Today I no longer need to do that artisan process. I decide how I want the font and imagine what it will be like. Only if I can't figure it out that way, I help myself by going back to the process of crafts, tools, and paper, but it is very rare. In the case of Escaut I wanted it to be a script made with a marker with a lot of ink, which leaves a charge of ink when the hand stops moving.

You’ve designed nearly 100 script fonts for Eurotypo, covering a wide range of styles from classic to modern. What would you say is the key secret to designing a connected font that looks handwritten?

I think that for a calligraphic font to look real, you need to study calligraphy and observe a lot. The study of calligraphy and fine arts were very important to me; they helped me to soften my hand, because the writing has to flow.

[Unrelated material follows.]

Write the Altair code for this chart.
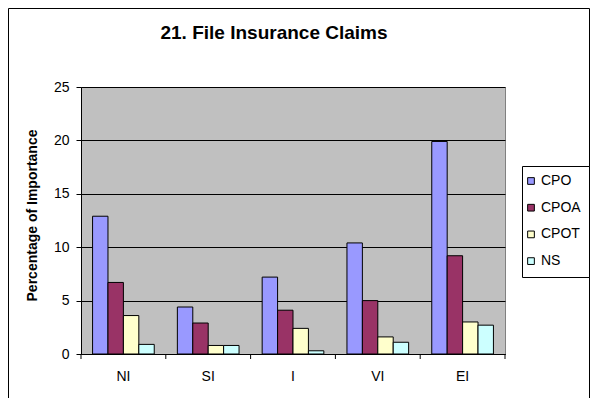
import altair as alt
import pandas as pd

categories = ["NI", "SI", "I", "VI", "EI"]
series = ["CPO", "CPOA", "CPOT", "NS"]
cpo = [12.9, 4.4, 7.2, 10.4, 19.9]
cpoa = [6.7, 2.9, 4.1, 5.0, 9.2]
cpot = [3.6, 0.8, 2.4, 1.6, 3.0]
ns = [0.9, 0.8, 0.3, 1.1, 2.7]
colors = ["#9999FF", "#993366", "#FFFFCC", "#CCFFFF"]

rows = []
for s, vals in zip(series, [cpo, cpoa, cpot, ns]):
    for c, v in zip(categories, vals):
        rows.append({"cat": c, "series": s, "value": v})
df = pd.DataFrame(rows)
cat_df = pd.DataFrame({"cat": categories})

FONT = "Liberation Sans"
W, H = 424, 267

bars = alt.Chart(df).mark_bar(stroke="black", strokeWidth=1).encode(
    x=alt.X("cat:N", sort=categories, title=None,
            scale=alt.Scale(paddingInner=0, paddingOuter=0),
            axis=alt.Axis(labelAngle=0, ticks=False, domainColor="black",
                          labelPadding=15, labelFontSize=14, labelFont=FONT,
                          labelColor="black", grid=False)),
    xOffset=alt.XOffset("series:N", sort=series,
                        scale=alt.Scale(paddingInner=0, paddingOuter=0.75)),
    y=alt.Y("value:Q", title="Percentage of Importance",
            scale=alt.Scale(domain=[0, 25], nice=False),
            axis=alt.Axis(values=[0, 5, 10, 15, 20, 25], tickSize=5,
                          tickColor="black", domainColor="black",
                          gridColor="black", gridWidth=1, grid=True,
                          labelPadding=7, labelFontSize=14, labelFont=FONT,
                          labelColor="black", titleFont=FONT, titleFontSize=14,
                          titleFontWeight="bold", titleColor="black",
                          titleX=-48.5, titleY=128, titleAngle=270,
                          titleBaseline="middle", titleAlign="center")),
    color=alt.Color("series:N", sort=series,
                    scale=alt.Scale(domain=series, range=colors),
                    legend=alt.Legend(title=None, orient="none", legendX=441,
                                      legendY=79, symbolType="square",
                                      symbolSize=45, symbolStrokeColor="black",
                                      symbolStrokeWidth=1, labelFontSize=14,
                                      labelFont=FONT, labelColor="black",
                                      rowPadding=12.7, padding=8,
                                      symbolOffset=-6, labelOffset=3,
                                      strokeColor="black", fillColor="white")),
)

cat_ticks = alt.Chart(cat_df).mark_rule(color="black", strokeWidth=1).encode(
    x=alt.X("cat:N", sort=categories, title=None, bandPosition=0),
    y=alt.value(H), y2=alt.value(H + 5))

end_tick = alt.Chart(pd.DataFrame({"a": [0]})).mark_rule(color="black").encode(
    x=alt.value(W), y=alt.value(H), y2=alt.value(H + 5))

border = alt.Chart(pd.DataFrame({"a": [0]})).mark_rect(
    fill="transparent", stroke="black", strokeWidth=1).encode(
    x=alt.value(-72.5), x2=alt.value(W + 85 - 0.5),
    y=alt.value(-78.5), y2=alt.value(H + 60))

chart = alt.layer(border, bars, cat_ticks, end_tick).properties(
    width=W, height=H,
    background="white",
    title=alt.TitleParams("21.  File Insurance Claims", font=FONT, fontSize=19,
                          fontWeight="bold", color="black", anchor="middle",
                          dx=-19, dy=50, offset=0, baseline="alphabetic"),
    autosize=alt.AutoSizeParams(type="none"),
    padding={"left": 73, "top": 79, "right": 85, "bottom": 44},
).configure_view(stroke="#808080", fill="#C0C0C0")

chart.save("out.html", embed_options={"renderer": "svg", "actions": False})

Calligraphic writing has a fluid character, and for it to look good, it has to look real, so it is important to include ligatures in calligraphic fonts. I see a lot of calligraphic fonts with errors in the ligatures; the letters are not linked correctly, so the flow is lost. When you write by hand, you create ligatures automatically without thinking; for example, it is not the same to link an ‘s’ to a ‘t’ than to another ‘s’. When designing the letter ‘s’ it is impossible for a single design to be used to link it with all the letters, so it is necessary to add special ligatures. You can’t do all of them, but at least a good selection of the most used ones. 

Another very important consideration is to make sure that what you design is readable. My work is not that of a calligraphic artist, who makes a work more related to art where the aesthetic is ahead of the functional. As a graphic designer, my fonts are used for communication, so form and its function are closely linked. The creative-expressive cannot detract from the readable and comprehensible.

Gosha Sans

Gosha Sans Bold

Gosha Sans – Mathieu Desjardins (Pangram Pangram)

Did you create Gosha Sans for a particular project, and what inspired you to design it?

It was a self-initiated project. It was actually one of my first real attempts at creating the Cyrillic alphabet in one of my fonts. So in that sense I wanted to give the font a Russian name and feel. That’s why some of the letters have square shoulders, to mimic square shapes sometimes found in Cyrillic characters. I did a lot of research on the subject and on the different aspects of this unique alphabet to try to distill its essence. I also created the imagery and visuals to go along with that concept and name.

Are there any other typefaces that influenced you in the development of Gosha Sans?

Honestly, not really. But I can tell you that, in general, I try to look at trends and patterns in the graphic design community and highlight some of the key type features that emerge from all this information. At the time, I felt hard angles paired with some quirky shapes would be a good fit for the graphic design currents at the time while keeping in mind (like all Pangram Pangram fonts) that it has to be timeless and versatile and not too rooted in one specific moment in time.

Gosha Sans has a bit of a split personality. Some of the characters, like the ‘A, ‘B’, ‘X’, and ‘Y’ are typical of a geometric sans-serif. On the other hand the ‘J’, ‘R’, ‘a’, ’t’, and ‘y' are distinctly unusual. Were you purposely trying to create a conflict in its design?

As I mentioned above, I think this duality gives the font just enough quirkiness to make it unique without straying too far from being a truly useful typeface that can be used in many settings. These “visually challenging” cues give depth to the font and create a sense of freshness every time you see the typeface in a new context. The diversity of projects using Gosha Sans since its launch prove exactly that! (See Gosha Sans on Fonts in Use.)

I'd like to add that I solicited the help of collaborator Alex Slobzheninov to help with the authenticity of the curves, contrast, and spacing.